The women testifying to the apparition have their testimony invalidated by the Bible itself. The Bible forbids women to teach religion. There is no verse allowing it at all. There is nothing to encourage it. But what about Mary you may say. Mary teaches in Luke's gospel. But that gospel accepts visions and apparitions so it is possible that some man reported a vision about Mary's activities. The bishop in the apparition held a book containing Bible readings indicating the validity of the Bible.
The Church permits belief in apparitions if it finds the apparition has made the witness holier and changed their spiritual life. The Knock witnesses were never known for exceptional holiness. None of them became priests or nuns. The Church never asked them how it changed them and never checked for signs of the presence of God's Holy Spirit in the witnesses. Thus Church approval for Knock is invalid even according to the Church's own rules.
The Knock apparition was just people looking at a sight they considered unusual if not miraculous. In other apparitions, the witnesses go into a state of ecstatic joy and a trance. This might be significant. Or it might not be. The Bible speaks of great joy during visions from Heaven but never mentions the witnesses going into trances. It does condemn Mediums and mediums go into trances and ecstatic states to have visions.

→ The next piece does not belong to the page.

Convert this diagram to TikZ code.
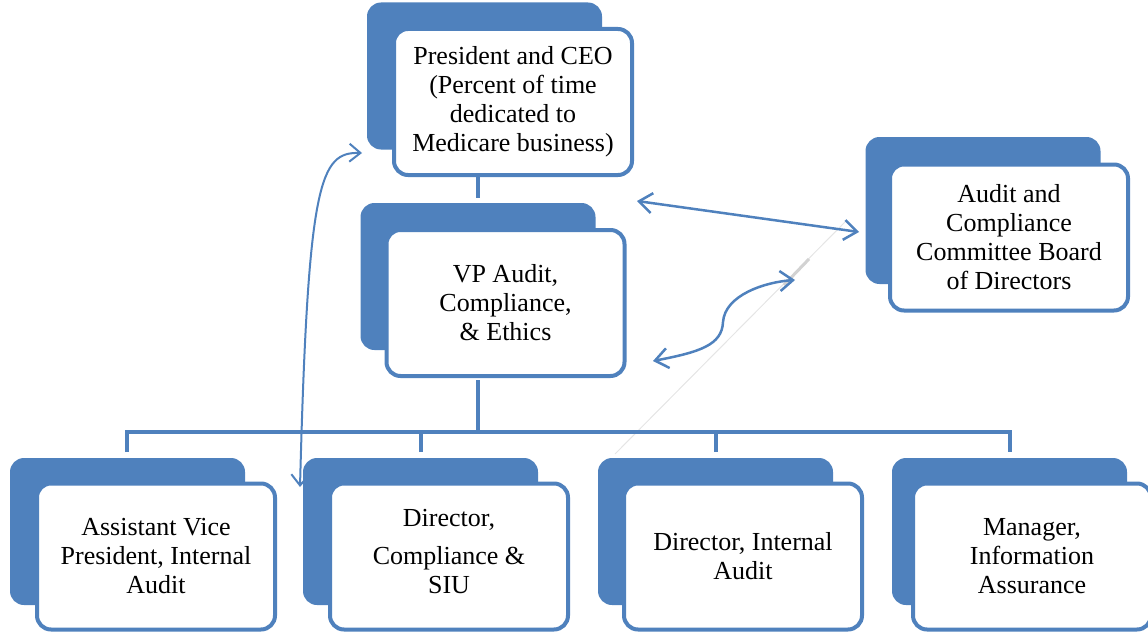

Even false apparitions are followed by what are described as good fruits. The fruits will be healings and conversions. The only real way to be sure an apparition is authentic and from God is if miracle cures take place. Not all healings are to be considered miracles. There could be a natural explanation. Not a single proven miracle cure has been reported at Knock. In fairness to the Church, it has not declared any cure authentically miraculous. This contrasts with Lourdes where the Church has declared a number of healings to be miraculous and scientifically inexplicable. It does not inspire confidence that the Knock apparition was really from God.

A Marion Carroll admits to deceiving her family about her MS and how bad it was. She claimed she was cured at Knock. The sceptic says she might have lied about the cure. Believers say that her deception of her family was understandable and does not prove she would lie about a cure. They have it that if you lie for a good reason it does not prove that you would lie for a bad one. That is nonsense. Nobody lies just for a bad reason. They lie because they see good in lying. And if you would steal 10p off your father you could easily steal it from your mother too. What the believers and sceptics both should do is admit that she may have lied or may not and leave it at that instead of taking sides. It is the only fair and honest thing to do.